The outside firm needs to be able to take care of all the details of your campaign so you can focus on selling vehicles. Investing the time and money to hire an outside firm should yield better results, but selecting a professional for the management of your Pay Per Click campaign can be daunting. After all, they are spending your money.

While optimizing online marketing results is truly an exercise in trial and error, following these guidelines might help make your decision simpler and possibly lead to a better outcome:
  1. Hire PPC account managers that are Google® certified.
  2. Insist on continuous testing and evaluation of your PPC ads to ensure you continue to improve click rates over time.
  3. Demand references and concrete examples of successful campaigns they have managed.
  4. Investigate their ability to generate more business for your dealership from multiple sources including targeted clicks, telephones calls, emails, and form submissions.
  5. An outside firm should be able to tell you which sources of traffic convert the most visitors into consumers, so when evaluating providers ask them if they have a multi-dimensional plan for your PPC campaign – more than just targeted clicks.
  6. They should provide all oversight for the campaign to protect against unnecessary expenses and even click fraud.

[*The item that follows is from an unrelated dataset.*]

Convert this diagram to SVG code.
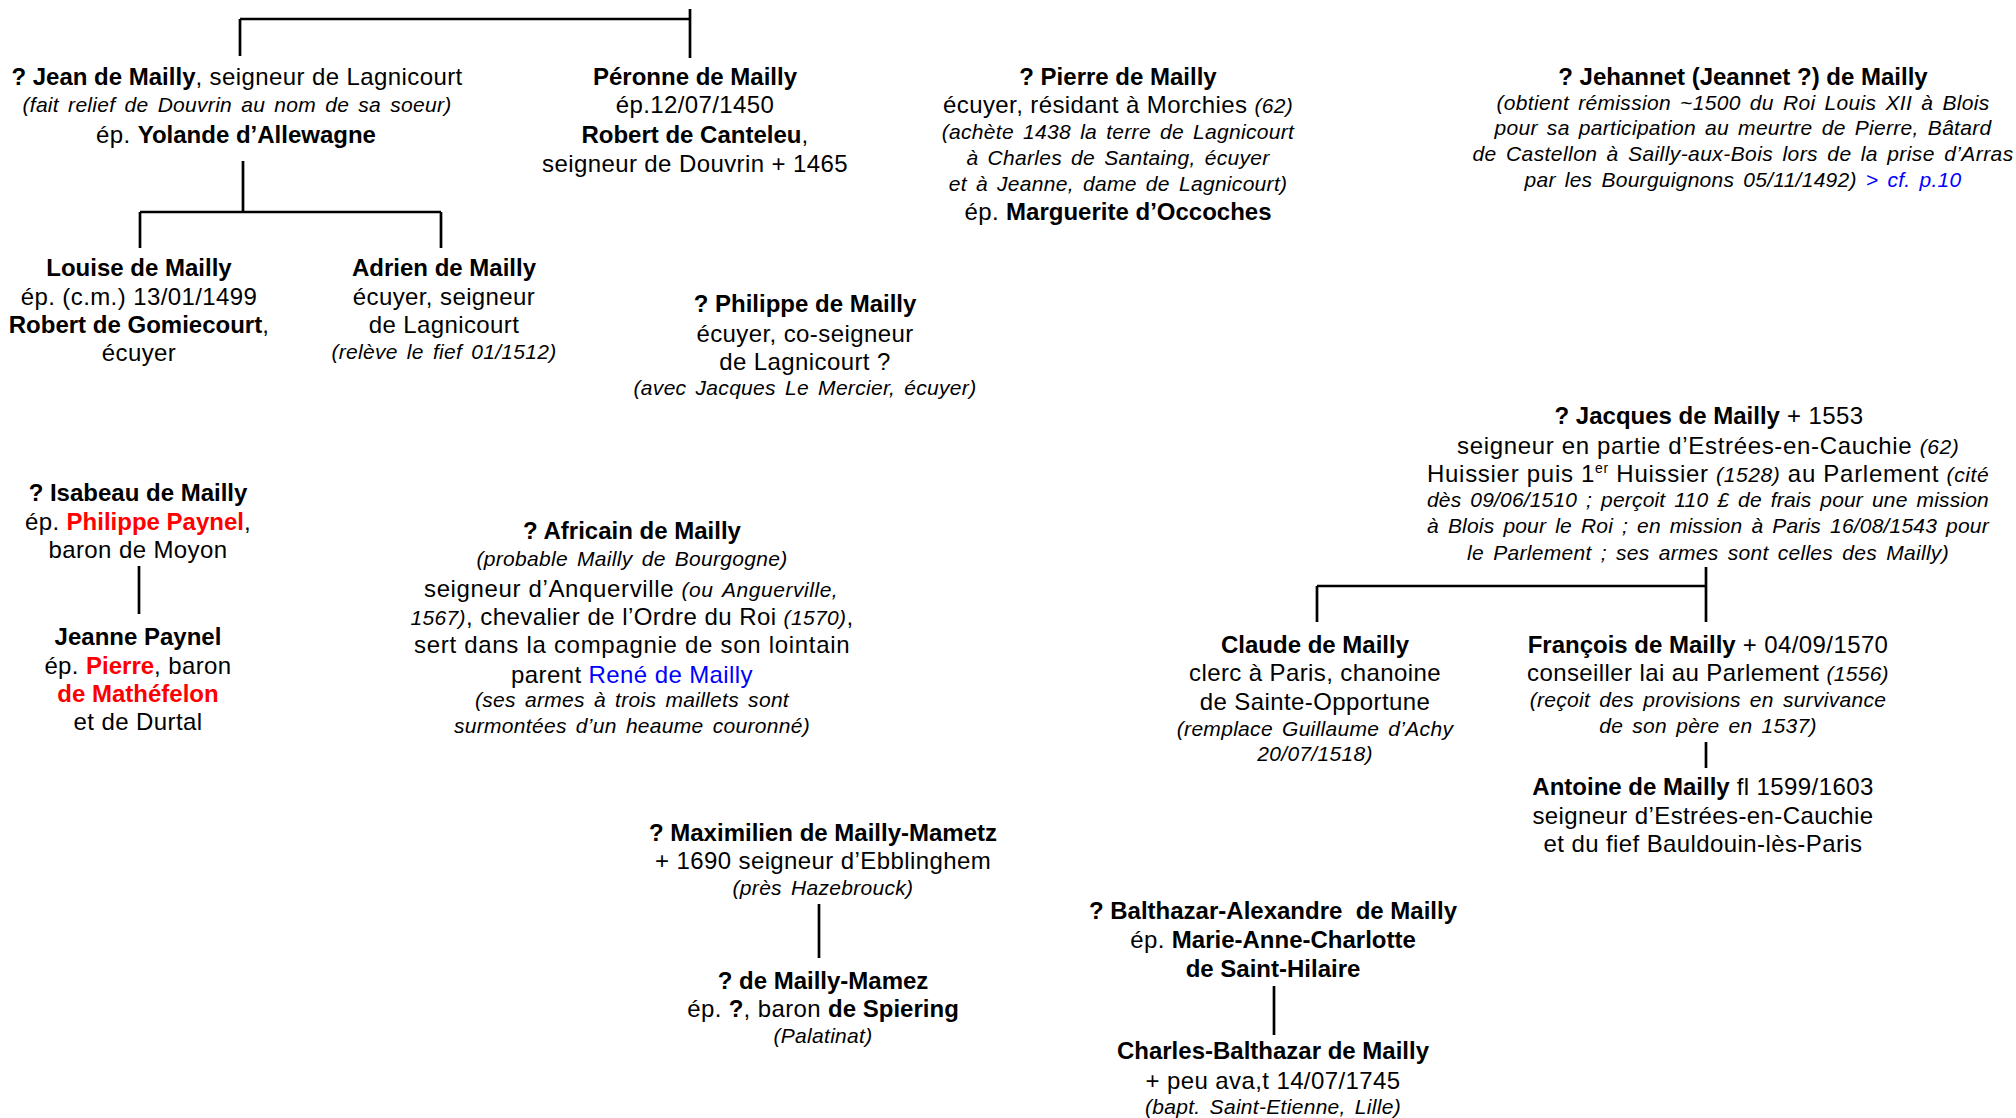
<svg xmlns="http://www.w3.org/2000/svg" width="2016" height="1118" viewBox="0 0 2016 1118">
<style>
text{font-family:"Liberation Sans",Arial,sans-serif;font-size:24px;fill:#000;text-anchor:middle;letter-spacing:0.4px}
.b{font-weight:bold;letter-spacing:0}
.i{font-style:italic;font-size:21px;letter-spacing:0.3px;word-spacing:3px}
.r{fill:#ff0000;font-weight:bold;letter-spacing:0}
.u{fill:#0000ff}
.sup{font-size:14px}
.con path{fill:none;stroke:#000;stroke-width:2.7}
</style>
<rect width="2016" height="1118" fill="#fff"/>
<g class="con" id="connectors">
<path d="M240,19 H690 M240,19 V56 M690,9 V58"/>
<path d="M243,161 V212 M140,212 H441 M140,212 V248 M441,212 V248"/>
<path d="M139,566 V614"/>
<path d="M1706,567 V622 M1317,586 H1706 M1317,586 V622"/>
<path d="M1706,742 V768"/>
<path d="M819,904 V958"/>
<path d="M1274,986 V1035"/>
</g>
<g id="jean">
<text x="237" y="85"><tspan class="b">? Jean de Mailly</tspan>, seigneur de Lagnicourt</text>
<text x="237" y="112" class="i">(fait relief de Douvrin au nom de sa soeur)</text>
<text x="236" y="143">ép. <tspan class="b">Yolande d’Allewagne</tspan></text>
</g>
<g id="peronne">
<text x="695" y="85" class="b">Péronne de Mailly</text>
<text x="695" y="113">ép.12/07/1450</text>
<text x="695" y="143"><tspan class="b">Robert de Canteleu</tspan>,</text>
<text x="695" y="172">seigneur de Douvrin + 1465</text>
</g>
<g id="pierre">
<text x="1118" y="85" class="b">? Pierre de Mailly</text>
<text x="1118" y="113">écuyer, résidant à Morchies <tspan class="i">(62)</tspan></text>
<text x="1118" y="139" class="i">(achète 1438 la terre de Lagnicourt</text>
<text x="1118" y="165" class="i">à Charles de Santaing, écuyer</text>
<text x="1118" y="191" class="i">et à Jeanne, dame de Lagnicourt)</text>
<text x="1118" y="220">ép. <tspan class="b">Marguerite d’Occoches</tspan></text>
</g>
<g id="jehannet">
<text x="1743" y="85" class="b">? Jehannet (Jeannet ?) de Mailly</text>
<text x="1743" y="110" class="i" textLength="493">(obtient rémission ~1500 du Roi Louis XII à Blois</text>
<text x="1743" y="135" class="i" textLength="497">pour sa participation au meurtre de Pierre, Bâtard</text>
<text x="1743" y="161" class="i" textLength="541">de Castellon à Sailly-aux-Bois lors de la prise d’Arras</text>
<text x="1743" y="187" class="i" textLength="437">par les Bourguignons 05/11/1492) <tspan class="u">&gt; cf. p.10</tspan></text>
</g>
<g id="louise">
<text x="139" y="276" class="b">Louise de Mailly</text>
<text x="139" y="305">ép. (c.m.) 13/01/1499</text>
<text x="139" y="333"><tspan class="b">Robert de Gomiecourt</tspan>,</text>
<text x="139" y="361">écuyer</text>
</g>
<g id="adrien">
<text x="444" y="276" class="b">Adrien de Mailly</text>
<text x="444" y="305">écuyer, seigneur</text>
<text x="444" y="333">de Lagnicourt</text>
<text x="444" y="359" class="i">(relève le fief 01/1512)</text>
</g>
<g id="philippe">
<text x="805" y="312" class="b">? Philippe de Mailly</text>
<text x="805" y="342">écuyer, co-seigneur</text>
<text x="805" y="370">de Lagnicourt ?</text>
<text x="805" y="395" class="i">(avec Jacques Le Mercier, écuyer)</text>
</g>
<g id="jacques">
<text x="1709" y="424"><tspan class="b">? Jacques de Mailly</tspan> + 1553</text>
<text x="1708" y="454" textLength="502">seigneur en partie d’Estrées-en-Cauchie <tspan class="i">(62)</tspan></text>
<text x="1708" y="482" textLength="562">Huissier puis 1<tspan class="sup" dy="-9">er</tspan><tspan dy="9"> Huissier </tspan><tspan class="i">(1528)</tspan> au Parlement <tspan class="i">(cité</tspan></text>
<text x="1708" y="507" class="i" textLength="562">dès 09/06/1510 ; perçoit 110 £ de frais pour une mission</text>
<text x="1708" y="533" class="i" textLength="562">à Blois pour le Roi ; en mission à Paris 16/08/1543 pour</text>
<text x="1708" y="560" class="i">le Parlement ; ses armes sont celles des Mailly)</text>
</g>
<g id="isabeau">
<text x="138" y="501" class="b">? Isabeau de Mailly</text>
<text x="138" y="530">ép. <tspan class="r">Philippe Paynel</tspan>,</text>
<text x="138" y="558">baron de Moyon</text>
</g>
<g id="jeanne">
<text x="138" y="645" class="b">Jeanne Paynel</text>
<text x="138" y="674">ép. <tspan class="r">Pierre</tspan>, baron</text>
<text x="138" y="702" class="r">de Mathéfelon</text>
<text x="138" y="730">et de Durtal</text>
</g>
<g id="africain">
<text x="632" y="539" class="b">? Africain de Mailly</text>
<text x="632" y="566" class="i">(probable Mailly de Bourgogne)</text>
<text x="631" y="597" textLength="414">seigneur d’Anquerville <tspan class="i">(ou Anguerville,</tspan></text>
<text x="632" y="625" textLength="443"><tspan class="i">1567)</tspan>, chevalier de l’Ordre du Roi <tspan class="i">(1570)</tspan>,</text>
<text x="632" y="653" textLength="436">sert dans la compagnie de son lointain</text>
<text x="632" y="683">parent <tspan class="u">René de Mailly</tspan></text>
<text x="632" y="707" class="i">(ses armes à trois maillets sont</text>
<text x="632" y="733" class="i">surmontées d’un heaume couronné)</text>
</g>
<g id="claude">
<text x="1315" y="653" class="b">Claude de Mailly</text>
<text x="1315" y="681">clerc à Paris, chanoine</text>
<text x="1315" y="710">de Sainte-Opportune</text>
<text x="1315" y="736" class="i">(remplace Guillaume d’Achy</text>
<text x="1315" y="761" class="i">20/07/1518)</text>
</g>
<g id="francois">
<text x="1708" y="653"><tspan class="b">François de Mailly</tspan> + 04/09/1570</text>
<text x="1708" y="681">conseiller lai au Parlement <tspan class="i">(1556)</tspan></text>
<text x="1708" y="707" class="i">(reçoit des provisions en survivance</text>
<text x="1708" y="733" class="i">de son père en 1537)</text>
</g>
<g id="antoine">
<text x="1703" y="795"><tspan class="b">Antoine de Mailly</tspan> fl 1599/1603</text>
<text x="1703" y="824">seigneur d’Estrées-en-Cauchie</text>
<text x="1703" y="852">et du fief Bauldouin-lès-Paris</text>
</g>
<g id="maximilien">
<text x="823" y="841" class="b">? Maximilien de Mailly-Mametz</text>
<text x="823" y="869">+ 1690 seigneur d’Ebblinghem</text>
<text x="823" y="895" class="i">(près Hazebrouck)</text>
</g>
<g id="mamez">
<text x="823" y="989" class="b">? de Mailly-Mamez</text>
<text x="823" y="1017">ép. <tspan class="b">?</tspan>, baron <tspan class="b">de Spiering</tspan></text>
<text x="823" y="1043" class="i">(Palatinat)</text>
</g>
<g id="balthazar">
<text x="1273" y="919" class="b" xml:space="preserve">? Balthazar-Alexandre  de Mailly</text>
<text x="1273" y="948">ép. <tspan class="b">Marie-Anne-Charlotte</tspan></text>
<text x="1273" y="977" class="b">de Saint-Hilaire</text>
</g>
<g id="charles">
<text x="1273" y="1059" class="b">Charles-Balthazar de Mailly</text>
<text x="1273" y="1089">+ peu ava,t 14/07/1745</text>
<text x="1273" y="1114" class="i">(bapt. Saint-Etienne, Lille)</text>
</g>
</svg>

  7. Finally, make sure your provider has strong reporting tools so you can track the progress and success of your campaign. They should be able to customize these reports to fit your dealership’s needs.
Summary

Dealerships can’t afford to ignore new and profitable ways to sell more vehicles. Pay Per Click is a simple, cost-effective and quickly implemented strategy that can provide growth for your dealership when you need it. It does not take months or years to implement, doesn’t require in-house expertise or incur enormous overhead. A Pay Per Click campaign, when managed correctly, offers a winning strategy for any online marketing plan.